According to the AA, the price of the average annual car insurance premium has gone up by £82 over the past year.
The AA’s findings are calculated by working out the average price across the five cheapest policies available for a cross section of customers. According to their calculations, the average driver can now expect to pay £586 a year for their cover, up 16.3% from last year.
The usual suspects were pulled out and blamed for the rise in prices – namely the large number of (sometimes fraudulent) whiplash claims and increasing insurance premium tax.
The largest increase was seen in the costs of premiums for older drivers (aged 60-69), for whom the cheapest policies, at an average of £366 per year, are now 5.4% more expensive than they were last year.
However, in raw terms, the most expensive policies are by far those taken out by younger drivers (aged 17-22), who will currently pay an average of £1,287 a year, and that’s if they shop around. This is a 3.6% increase compared to last year.
The cheapest area of the UK for car insurance is still Scotland, where the average annual premium costs £422, while the most expensive area is Northern Ireland, with an average of £862.
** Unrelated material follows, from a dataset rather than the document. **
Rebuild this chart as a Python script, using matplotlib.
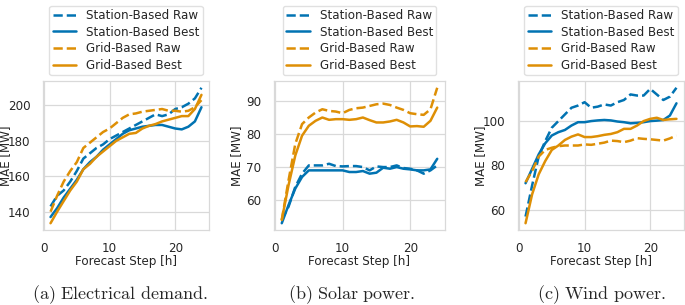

The AA’s insurance director, Michael Lloyd, said: “We are witnessing sustained price increases once again, which is bad news for drivers. I can’t see an immediate end to the current upward trend.”
He pointed the finger at claims management companies what take on large numbers of whiplash claims, saying that they were forcing insurers’ hands.
He said: “The whiplash epidemic has dogged the British motor insurance industry for a decade and continues to do so.
“I do recognise that whiplash can be a serious and debilitating condition. But the activities of claim firms make life more difficult for those with a genuine injury.”
However, personal injury lawyer Tom Jones said said that the insurers’ are simply using whiplash as an excuse.
It is time the insurers stopped using whiplash as a fig leaf for rising premiums. They are trying to steer consumers away from understanding the real reason for the relentless increase in premiums,” he said.
“The bottom line is car insurers operate in a captive market with large profits, cash reserves and dividends. Shareholders, not consumers are benefitting from that.”
While there’s little that can be done about industry wide price hikes, there are always a few steps that you, as a driver, can take to try and keep your costs down.
Maintaining a no claims bonus is arguably the best way to keep your premiums low, but other things like parking your car off road, or even taking an extra Pass Plus test can help.